History shows other legitimate options can bring change
BY: Norma Adams-Wade

Powerless is the word most often heard when citizens feel they cannot change the course of events that surround them.
Our current president Donald J. Trump has a cult of followers who actually approve of his often illegal political actions and personal behavior.
Those followers are called the MAGA Movement – Make America Great Again (MAGA) – and they proudly wear red baseball caps with that slogan affixed.
On the other side of the political spectrum are the anti-Trumpers who rage on social media against the president’s politics and dubious character.
The question is: which side shall prevail in the future?
A number of folk are proclaiming that Trump will win a third term in the next four years.
They float the idea that he may even be able to pull enough political strings that will enable him to hold the nation’s top post indefinitely — like a king or European monarch.

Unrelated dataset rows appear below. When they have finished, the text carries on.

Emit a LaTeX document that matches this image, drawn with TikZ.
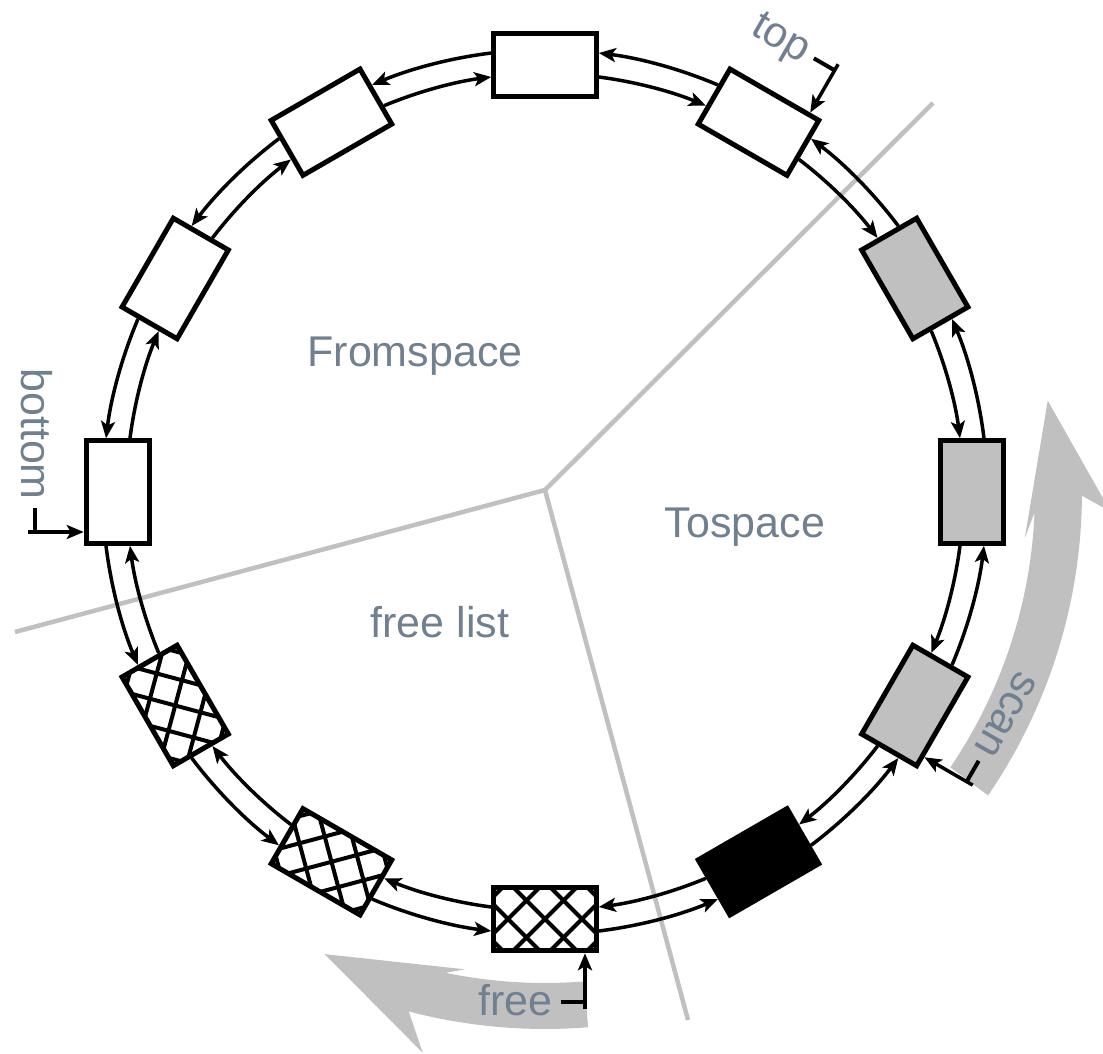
\documentclass[tikz,border=0pt]{standalone}
\usepackage{fontspec}
\usepackage{tikz}
\usetikzlibrary{arrows.meta, calc}
\newfontfamily\labelfont{Liberation Sans}
\definecolor{ringgray}{HTML}{C0C0C0}
\definecolor{slate}{HTML}{708090}
\tikzset{
	box/.style={draw, line width=5pt, fill=white, minimum width=102.5pt, minimum height=63.5pt, inner sep=0pt},
	hatch/.style={line width=4pt},
	link/.style={line width=3.5pt, looseness=0.85, -{Stealth[length=17pt, width=14pt, inset=4pt]}},
	ptr/.style={line width=3.5pt, -{Stealth[length=17pt, width=14pt, inset=4pt]}},
	bar/.style={line width=4pt},
	divider/.style={line width=4.5pt, ringgray},
	area/.style={font={\labelfont\fontsize{43}{52}\selectfont}, text=slate},
	tag/.style={font={\labelfont\fontsize{43}{52}\selectfont}, text=slate, inner sep=0pt, anchor=base east}
}

\begin{document}
\begin{tikzpicture}[x=1pt, y=1pt]
	\useasboundingbox (-545,-561) rectangle (558,492);
	% Regions and sweep arrows:
	\coordinate (hub) at (0,2);
	\coordinate (c1) at (388,389);
	\coordinate (c2) at (-530,-140);
	\coordinate (c3) at (143,-528);
	\draw[divider] (hub) -- (c1) (hub) -- (c2) (hub) -- (c3);
	\fill[ringgray] (-34.2:490) arc[start angle=-34.2, end angle=-2.4, radius=490] -- (-5.5:482) -- (10.3:511) -- (-2:566) -- (-0.4:537) arc[start angle=-0.4, end angle=-34.4, radius=537] -- cycle;
	\fill[ringgray] (-85.4:491) arc[start angle=-85.4, end angle=-101.7, radius=491] -- (-99.5:484) -- (-115.5:512) -- (-102.3:574) -- (-104.7:537) arc[start angle=-104.7, end angle=-85.4, radius=537] -- cycle;
	\node[area] (from) at (-130,136) {Fromspace};
	\node[area] (to) at (200,-35) {Tospace};
	\node[area] (fl) at (-105,-130) {free list};

	% Ring of cells:
	\node[box] (n0) at (90:427) {};
	\node[box, rotate=-30] (n1) at (60:427) {};
	\node[box, rotate=-60, fill=ringgray] (n2) at (30:427) {};
	\node[box, rotate=-90, fill=ringgray] (n3) at (0:427) {};
	\node[box, rotate=-120, fill=ringgray] (n4) at (-30:427) {};
	\node[box, rotate=-150, fill=black] (n5) at (-60:427) {};
	\node[box, rotate=-180] (n6) at (-90:427) {};
	\node[box, rotate=-210] (n7) at (-120:427) {};
	\node[box, rotate=-240] (n8) at (-150:427) {};
	\node[box, rotate=90] (n9) at (180:427) {};
	\node[box, rotate=60] (n10) at (150:427) {};
	\node[box, rotate=30] (n11) at (120:427) {};
	\foreach \b/\r in {n6/-180, n7/-210, n8/-240} {
		\begin{scope}[shift={(\b.center)}, rotate=\r]
			\clip (-51.25,-31.75) rectangle (51.25,31.75);
			\foreach \k in {-3,...,3} {
				\draw[hatch] (37*\k-70,-70) -- ++(140,140);
				\draw[hatch] (37*\k+70,-70) -- ++(-140,140);
			}
		\end{scope}
	}

	% Links, inner one way and outer the other:
	\foreach \i/\j in {0/1,1/2,2/3,3/4,4/5,5/6,6/7,7/8,8/9,9/10,10/11,11/0} {
		\draw[link] ($(n\i.east)!.35!(n\i.south east)$) to[bend left=7.6] ($(n\j.west)!.35!(n\j.south west)$);
		\draw[link] ($(n\j.west)!.35!(n\j.north west)$) to[bend right=8] ($(n\i.east)!.35!(n\i.north east)$);
	}

	% Pointers:
	\begin{scope}[shift={(n1.center)}, rotate=-30]
		\node[tag, rotate=-30] (top) at (8,72) {top};
		\coordinate (top1) at (16,83);
		\coordinate (top2) at (40,83);
		\coordinate (top3) at (40,90);
		\coordinate (top4) at (40,34.25);
	\end{scope}
	\draw[bar] (top1) -- (top2);
	\draw[ptr] (top3) -- (top4);
	\begin{scope}[shift={(n9.center)}, rotate=90]
		\node[tag, rotate=-90] (bot) at (-8,96) {bottom};
		\coordinate (bot1) at (-16,83);
		\coordinate (bot2) at (-40,83);
		\coordinate (bot3) at (-40,90);
		\coordinate (bot4) at (-40,34.25);
	\end{scope}
	\draw[bar] (bot1) -- (bot2);
	\draw[ptr] (bot3) -- (bot4);
	\begin{scope}[shift={(n4.center)}, rotate=-120]
		\node[tag, rotate=-120] (scan) at (8,72) {scan};
		\coordinate (scan1) at (16,83);
		\coordinate (scan2) at (40,83);
		\coordinate (scan3) at (40,90);
		\coordinate (scan4) at (40,34.25);
	\end{scope}
	\draw[bar] (scan1) -- (scan2);
	\draw[ptr] (scan3) -- (scan4);
	\begin{scope}[shift={(n6.center)}, rotate=-180]
		\node[tag, rotate=0] (free) at (-8,96) {free};
		\coordinate (free1) at (-16,83);
		\coordinate (free2) at (-40,83);
		\coordinate (free3) at (-40,90);
		\coordinate (free4) at (-40,34.25);
	\end{scope}
	\draw[bar] (free1) -- (free2);
	\draw[ptr] (free3) -- (free4);
\end{tikzpicture}
\end{document}
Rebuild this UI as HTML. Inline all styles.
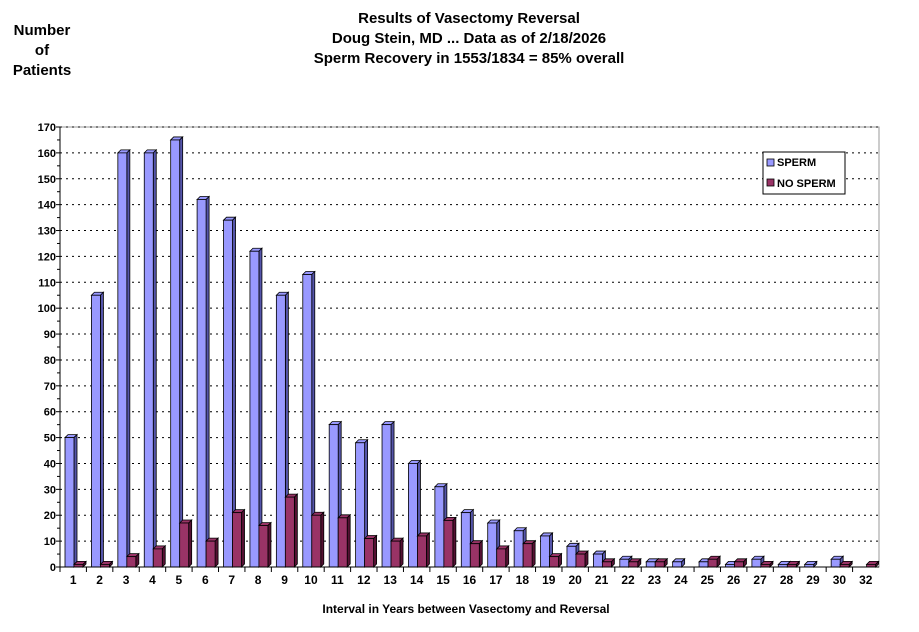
<!DOCTYPE html>
<html><head><meta charset="utf-8"><style>
body{margin:0;background:#fff;width:919px;height:627px;overflow:hidden;font-family:"Liberation Sans",Arial,sans-serif}
</style></head><body>
<svg id="s" width="919" height="627" xmlns="http://www.w3.org/2000/svg" font-family="Liberation Sans, Arial, sans-serif">
<text x="42" y="35" font-size="15" font-weight="bold" text-anchor="middle">Number</text>
<text x="42" y="55" font-size="15" font-weight="bold" text-anchor="middle">of</text>
<text x="42" y="75" font-size="15" font-weight="bold" text-anchor="middle">Patients</text>
<text x="469" y="23" font-size="15" font-weight="bold" text-anchor="middle">Results of Vasectomy Reversal</text>
<text x="469" y="43" font-size="15" font-weight="bold" text-anchor="middle">Doug Stein, MD ... Data as of 2/18/2026</text>
<text x="469" y="63" font-size="15" font-weight="bold" text-anchor="middle">Sperm Recovery in 1553/1834 = 85% overall</text>
<text x="466" y="613" font-size="12" font-weight="bold" text-anchor="middle">Interval in Years between Vasectomy and Reversal</text>
<g id="g"></g>
</svg>
<script>
const g=document.getElementById('g');let h='';
const X0=60,X1=879,Y0=567,Y1=127,k=(Y0-Y1)/170;
const sp=[50,105,160,160,165,142,134,122,105,113,55,48,55,40,31,21,17,14,12,8,5,3,2,2,2,1,3,1,1,3,0];
const ns=[1,1,4,7,17,10,21,16,27,20,19,11,10,12,18,9,7,9,4,5,2,2,2,0,3,2,1,1,0,1,1];
const lab=[];for(let i=1;i<=30;i++)lab.push(i);lab.push(32);
h+=`<rect x="${X0}" y="${Y1}" width="${X1-X0}" height="${Y0-Y1}" fill="none" stroke="#999" stroke-width="1"/>`;
for(let v=0;v<=170;v+=10){const y=Y0-v*k;
 if(v>0)h+=`<line x1="${X0}" x2="${X1}" y1="${y}" y2="${y}" stroke="#000" stroke-dasharray="2,4"/>`;
 h+=`<line x1="${X0-4}" x2="${X0}" y1="${y}" y2="${y}" stroke="#000"/>`;
 h+=`<text x="${X0-4}" y="${y+4}" font-size="11" font-weight="bold" text-anchor="end">${v}</text>`;
 if(v<170)h+=`<line x1="${X0-3}" x2="${X0}" y1="${y-5*k}" y2="${y-5*k}" stroke="#000"/>`;}
const cw=(X1-X0)/31;
function bar(x,v,f,d){if(v<=0&&f!=='#993366')return '';const y=Y0-v*k,w=9,o=3;
 return `<polygon points="${x},${y} ${x+o},${y-o} ${x+w+o},${y-o} ${x+w},${y}" fill="${f}" stroke="#000" stroke-width="0.8"/>`+
 `<polygon points="${x+w},${y} ${x+w+o},${y-o} ${x+w+o},${Y0-o} ${x+w},${Y0}" fill="${d}" stroke="#000" stroke-width="0.8"/>`+
 `<rect x="${x}" y="${y}" width="${w}" height="${Y0-y}" fill="${f}" stroke="#000" stroke-width="0.8"/>`;}
for(let i=0;i<31;i++){const bx=X0+i*cw;
 h+=bar(bx+5,sp[i],'#9999ff','#5555aa');
 if(ns[i]>0)h+=bar(bx+14,ns[i],'#993366','#551133');
 h+=`<line x1="${bx}" x2="${bx}" y1="${Y0}" y2="${Y0+5}" stroke="#000"/>`;
 h+=`<text x="${bx+cw/2}" y="${Y0+17}" font-size="12" font-weight="bold" text-anchor="middle">${lab[i]}</text>`;}
h+=`<line x1="${X0}" x2="${X1}" y1="${Y0}" y2="${Y0}" stroke="#000"/><line x1="${X0}" x2="${X0}" y1="${Y1}" y2="${Y0}" stroke="#000"/>`;
h+=`<rect x="763" y="152" width="82" height="42" fill="#fff" stroke="#000"/>`;
h+=`<rect x="767" y="159" width="7" height="7" fill="#9999ff" stroke="#000" stroke-width="0.8"/><text x="777" y="166" font-size="11" font-weight="bold">SPERM</text>`;
h+=`<rect x="767" y="179" width="7" height="7" fill="#993366" stroke="#000" stroke-width="0.8"/><text x="777" y="187" font-size="11" font-weight="bold">NO SPERM</text>`;
g.innerHTML=h;
</script>
</body></html>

Another question before the public is what legitimate actions to take to prevent that outcome?
Some political observers say that the next generation is losing its faith in the power of the vote and that their waning interest may infect generations that follow them.
That next generation largely includes Millennials, Generation Z and Generation Alpha (the children of Millennials). They were born approximately between the early 1980s down through around 2010. They generally are protective of the environment but rely excessively on technology. And some predictions are that Generation Beta, set to follow Gen Alpha, may relying frightening on Artificial Intelligence (AI) that could have the potential of overtaking politics.
Where is the power of the vote in all this?
I will leave it up to you to pull aside someone in those age groups in your family or circle of friends and ask them directly.
The recent No Kings rallies across the nation did indeed show the visual power of public street demonstrations. The question now is how to harness that street power and develop effective strategies from it that will change our lives for the better.

History has given us some examples of life-changing strategies and movements. These included:
- After The Great Depression, FDR’s 1935 New Deal that created Social Security and put food back on tables of the nation’s largely underserved populations.
- Vietnam War protests that ultimately pressured President Richard Nixon to withdraw American troops from Vietnam war zones.
- Civil Rights movement, largely led by Dr. Martin Luther King Jr. in nonviolent demonstrations and protests that heightened during the 1963 March on Washington where Dr. King Jr. delivered his iconic “I Have A Dream” speech.
- Black Power Movement – with leaders including el-Hajj Malik el-Shabazz (Malcolm X), Kwame Ture (Stokely Carmichael), and the Black Panther Party — that shifted African American attention from integration to cultural pride and self-determination.
- Nelson Mandela’s Anti-Apartheid Movement in Africa that ignited a broad coalition that used both nonviolent and armed people protests. The movement also and attracted effective international economic sanctions against South Africa that finally eliminated White suppression of the Black majority population.
- Black Lives Matter movement that helped expose police brutality against African Americans and prompted policy improvements that included banning chokeholds and “no-knock” search warrants and secured a rare murder conviction of police officer Derek Chauvin in the 2020 death of George Floyd.

Yes, organizers of the recent international No Kings protests are strategizing to develop effective follow-up actions. Social media and news reports hint that those considerations include:
(a). More peaceful street protests (b). Non-stop phone calls to elected officials’ offices, and (c.) Wide-spread consumer boycotts of businesses that support Trump’s unpopular policies that include deploying the National Guard to Blue states and allowing masked U. S. Immigration and Customs Enforcement (ICE) agents unchecked authority to arrest “suspicious looking” undocumented immigrants.
Whatever the next move, it should signal that powerlessness is not an option. The powerful quote by author and social activist Marianne Williamson – a quote often erroneously credited to Nelson Mandela and Hillary Clinton — applies here:
“Our deepest fear is not that we are inadequate. Our deepest fear is that we are powerful beyond measure.” The point is we fear embracing our strength and wrongly yield to our perceived weakness. Williamson is correct. We are not powerless.
Dallasite Norma Adams-Wade is a Texas Metro News senior correspondent, The Dallas Morning News retired writer, and a National Association of Black Journalists founder.